With support from CHA’s Healthcare Laboratory Workforce Initiative, the University of San Francisco Healthforce Center has released the attached comprehensive study comparing scope of practice nationwide for medical laboratory technicians (MLTs).

California, along with the rest of the nation, faces a critical laboratory workforce shortage. Clinical lab scientists (CLS) — bachelor degree trained individuals licensed to perform highly complex tests in a federally approved clinical lab — are in high demand and considered among the most difficult positions to fill in a hospital. To mitigate the impact of this shortage, in 2007 California licensed MLTs, after a long period of developing both a training program and regulations. MLTs are associate degree level professionals allowed to perform moderately complex tasks under federal law.

This national study compares the California MLT supply and scope of practice to those of other states.

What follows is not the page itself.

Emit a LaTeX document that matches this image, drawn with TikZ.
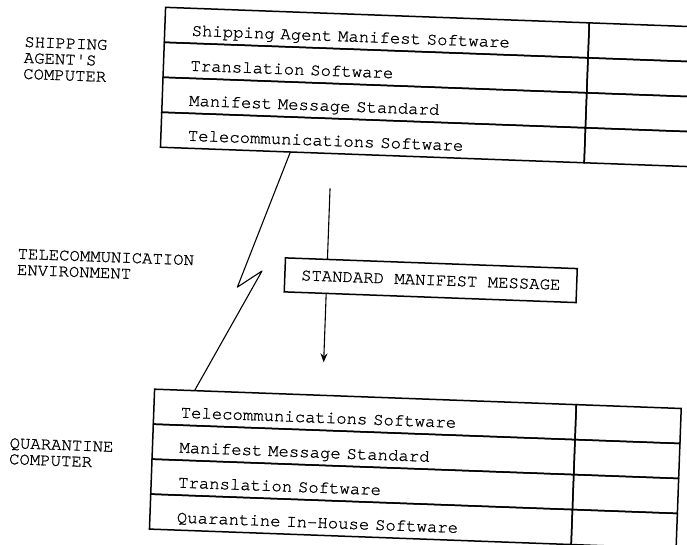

Findings indicate that California’s MLT supply is scarce (the lowest per capita in the nation), and the scope of practice is more restrictive than any other state. Laboratory personnel in other states that regulate MLTs generally support MLTs practicing to their highest level of training. For example, California law restricts MLTs from performing microscopic blood smear reviews, microscopic urinalysis and ABO/Rh testing — activities not prohibited by federal law. Many experts believe that if California’s MLTs were allowed to perform these moderately complex tests, laboratory efficiencies could be improved and the impact of the CLS workforce shortage eased by freeing up CLS staff  for high-complexity testing, making better use of their time and expertise.